Since every Schwartz function is uniformly continuous, we know that $\left.(x-\epsilon y)^\alpha \partial^\beta f(x-\epsilon y)-x^\alpha \partial^\beta f(x)\right)$ is uniformly convergent to 0 . And then we have $$ \begin{aligned} \left|x^\alpha \partial^\beta(f(x-\epsilon y)-f(x))\right| & \leq \mid x^\alpha \partial^\beta\left(f(x-\epsilon y)-(x-\epsilon y)^\alpha \partial^\beta(f(x-\epsilon y) \mid\right.\\ &\left.+\mid(x-\epsilon y)^\alpha \partial^\beta f(x-\epsilon y)-x^\alpha \partial^\beta f(x)\right) \mid \\ & \leq\left|x^\alpha-(x-\epsilon y)^\alpha\right|\left|\partial^\beta f(x-\epsilon y)\right| \\ &\left.+\mid(x-\epsilon y)^\alpha \partial^\beta f(x-\epsilon y)-x^\alpha \partial^\beta f(x)\right) \mid \end{aligned} $$ Since $\partial^\beta f(x-\epsilon y)$ is a Schwartz function then we have $$ \left|\partial^\beta f(x-\epsilon y)\right| \leq \tilde{C}_\alpha(1+|x-\epsilon y|)^{2|\alpha|} \leq C_\alpha(1+|x|)^{2|\alpha|} $$ uniformly in $\epsilon$ for fixed $y$. And hence $$ \left|x^\alpha-(x-\epsilon y)^\alpha\right|\left|\partial^\beta f(x-\epsilon y)\right| \leq C_\alpha \frac{\left|x^\alpha-(x-\epsilon y)^\alpha\right|}{(1+|x|)^{2 \alpha}} . $$ By mean value theorem, we have $$ \frac{\left|x^\alpha-(x-\epsilon y)^\alpha\right|}{(1+|x|)^{2 \alpha}}=\frac{\nabla f(\xi) \cdot(\epsilon y)}{(1+|x|)^{2 \alpha}} \leq C_\alpha \frac{|\nabla f(\xi)| \epsilon|y|}{(1+|x|)^\alpha}, $$ where $f=x_1^{\alpha_1} \cdots x_n^{\alpha_n}$. And then $$ |\nabla f(\xi)|^2=\left(\alpha_1 \xi_1^{\alpha_1-1} \cdots \xi_n^{\alpha_n}\right)^2+\cdots+\left(\alpha_n \xi^{\alpha_1} \cdots \xi^{\alpha_n-1}\right)^2 \leq C_{n, \alpha}|x|^{2|\alpha|-2} . $$ And hence $$ \left|x^\alpha-(x-\epsilon y)^\alpha\right|\left|\partial^\beta f(x-\epsilon y)\right| \leq C_{n, \alpha} \frac{|x|^{2|\alpha|-2}}{(1+|x|)^{2|\alpha|}} \epsilon|y| . $$ This tells us that $x^\alpha-(x-\epsilon y)^\alpha \partial^\beta f(x-\epsilon y)$ is uniformly convergent to 0 . So does $x^\alpha \partial^\beta(f(x-\epsilon y)-f(x))$. And then $$ \lim _{\epsilon \rightarrow 0} \sup _{x \in \mathbb{R}^n}\left|x^\alpha \partial^\beta(f(x-\epsilon y)-f(x))\right|=\sup _{x \in \mathbb{R}^n} \lim _{\epsilon \rightarrow 0}\left|x^\alpha \partial^\beta(f(x-\epsilon y)-f(x))\right|=0 . $$

Answer 3

I was working on the same Grafakos problem and found my way here.
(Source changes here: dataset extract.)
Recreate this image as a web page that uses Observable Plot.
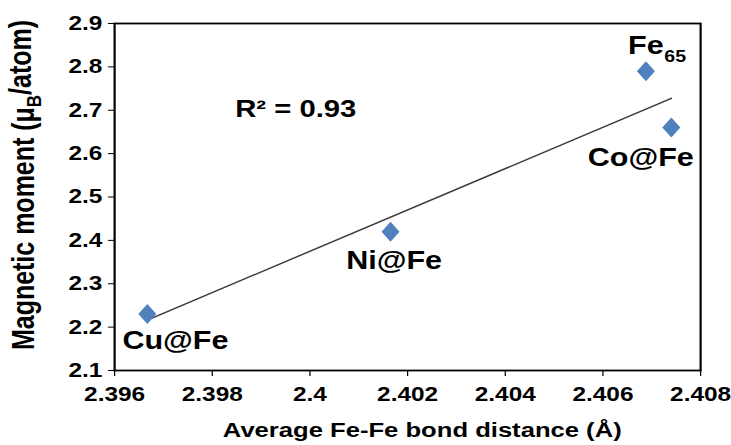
<!DOCTYPE html>
<html>
<head>
<meta charset="utf-8">
<script src="https://cdn.jsdelivr.net/npm/d3@7"></script>
<script src="https://cdn.jsdelivr.net/npm/@observablehq/plot@0.6"></script>
<style>
  html, body { margin: 0; padding: 0; background: #fff; overflow: hidden; }
  #chart { width: 731px; height: 445px; overflow: hidden; }
  #chart svg { display: block; transform-origin: 0 0; }
</style>
</head>
<body>
<div id="chart"></div>
<script>
// ---- data ----
const names = ["Cu@Fe", "Ni@Fe", "Fe65", "Co@Fe"];
const bondDistance = [2.39667, 2.40165, 2.40688, 2.4074];
const magneticMoment = [2.23, 2.42, 2.79, 2.66];
const xTicks = [2.396, 2.398, 2.4, 2.402, 2.404, 2.406, 2.408];
const yTicks = [2.1, 2.2, 2.3, 2.4, 2.5, 2.6, 2.7, 2.8, 2.9];
const xLabel = "Average Fe-Fe bond distance (Å)";
const yLabel = "Magnetic moment (μB/atom)";
const r2Text = "R² = 0.93";
const r2X = [2.39971];
const r2Y = [2.702];

const data = names.map((n, i) => ({name: n, x: bondDistance[i], y: magneticMoment[i]}));

// the reference figure is horizontally stretched; draw narrower and stretch
const OUT_W = 731;
const W = 599;
const S = OUT_W / W;

const FONT = "Liberation Sans, Arial, sans-serif";

// label offsets in (unstretched) px
const labelStyle = {
  "Cu@Fe": {dx: 23, dy: 27},
  "Ni@Fe": {dx: 3, dy: 29},
  "Co@Fe": {dx: -25, dy: 30},
  "Fe65": {dx: 0, dy: -25}
};

const diamond = {
  draw(ctx, size) {
    const h = Math.sqrt(size / Math.PI) * 1.25;
    const w = h * 0.74;
    ctx.moveTo(0, -h); ctx.lineTo(w, 0); ctx.lineTo(0, h); ctx.lineTo(-w, 0); ctx.closePath();
  }
};

const labelMarks = names.map(n => {
  const s = labelStyle[n];
  const d = data.filter(p => p.name === n);
  if (n === "Fe65") {
    return [
      Plot.text(d, {x: "x", y: "y", text: () => "Fe", dx: s.dx, dy: s.dy, fontSize: 25, fontWeight: "bold", textAnchor: "middle", fill: "#000"}),
      Plot.text(d, {x: "x", y: "y", text: () => "65", dx: s.dx + 24, dy: s.dy + 11, fontSize: 16, fontWeight: "bold", textAnchor: "middle", fill: "#000"})
    ];
  }
  return Plot.text(d, {x: "x", y: "y", text: "name", dx: s.dx, dy: s.dy, fontSize: 25, fontWeight: "bold", fill: "#000"});
});

const chart = Plot.plot({
  width: W,
  height: 445,
  marginLeft: 114 / S,
  marginRight: 31 / S,
  marginTop: 23,
  marginBottom: 75,
  style: {fontFamily: FONT, fontSize: "20px", fontWeight: "bold", color: "#000", background: "#fff"},
  x: {domain: [2.396, 2.408]},
  y: {domain: [2.1, 2.9]},
  marks: [
    Plot.axisX({ticks: xTicks, tickSize: 6, tickPadding: 10, tickFormat: d => String(+d.toFixed(3)), label: null, fontSize: 20, fontWeight: "bold"}),
    Plot.axisY({ticks: yTicks, tickSize: 5, tickPadding: 5, tickFormat: d3.format(".1f"), label: null, fontSize: 20, fontWeight: "bold"}),
    Plot.frame({stroke: "#000", strokeWidth: 1.8}),
    Plot.linearRegressionY(data, {x: "x", y: "y", ci: 0, stroke: "#3a3a3a", strokeWidth: 1.4}),
    Plot.dot(data, {x: "x", y: "y", symbol: diamond, r: 8, fill: "#4f81bd", stroke: "none"}),
    ...labelMarks.flat(),
    Plot.text([r2Text], {x: () => r2X[0], y: () => r2Y[0], text: d => d, fontSize: 24, fontWeight: "bold", fill: "#000"}),
    Plot.text([xLabel], {frameAnchor: "bottom", textAnchor: "middle", lineAnchor: "middle", dy: 60, dx: 12, text: d => d, fontSize: 21, fontWeight: "bold", fill: "#000"}),
    Plot.text([yLabel], {frameAnchor: "left", textAnchor: "middle", lineAnchor: "middle", dx: (24 - 114) / S, dy: -12, rotate: -90, text: d => d, fontSize: 25, fontWeight: "bold", fill: "#000"})
  ]
});

chart.style.transform = `scaleX(${S})`;
document.getElementById("chart").appendChild(chart);

// subscript B in μB
d3.select(chart).selectAll("text").each(function() {
  if (this.textContent === yLabel) {
    const t = d3.select(this);
    t.text(null);
    t.append("tspan").text("Magnetic moment (μ");
    t.append("tspan").attr("font-size", 17).attr("dy", "0.3em").text("B");
    t.append("tspan").attr("dy", "-0.3em").text("/atom)");
  }
});
</script>
</body>
</html>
I had some of the same issues as you, and perhaps found the fix you needed. It seems your only issue is the case $|x| \geq \delta$ and $|y| < \delta$. My first step is to do $$ x^\alpha \int_{|y| < \delta} \epsilon^{-n}\varphi(y/\epsilon)(\partial^\beta \tau^y f(x) - \partial^\beta f(x))dy = \frac{\epsilon^{-n}}{x^\alpha}\int_{|y|<\delta} x^{2\alpha}\varphi(y/\epsilon)(\partial^\beta \tau^y f(x) - \partial^\beta f(x))dy. $$ Since $\varphi$ is a Schwartz function then $\sup_{x \in \mathbb{R}^n}|x^{2\alpha}f(y/\epsilon)| < C_2 < \infty$ for some fixed $C_2$ and for all $|y| < \delta$. Thus we have $$ \begin{align*} \sup_{|x| \geq \delta} \left| \frac{\epsilon^{-n}}{x^\alpha}\int_{|y|<\delta} x^{2\alpha}\varphi(y/\epsilon)(\partial^\beta \tau^y f(x) - \partial^\beta f(x))dy \right| <{}& \epsilon^{-n}\delta^{1 + |\alpha|}v_n C_2 \|\partial^\beta \tau^y f - \partial^\beta f\|_\infty, \end{align*} $$ where $v_n$ is the volume of the unit ball in $\mathbb{R}^n$. As you have mentioned, by making $\delta$ small enough you can let $\|\partial^\beta \tau^y f - \partial^\beta f\|_\infty \rightarrow 0$.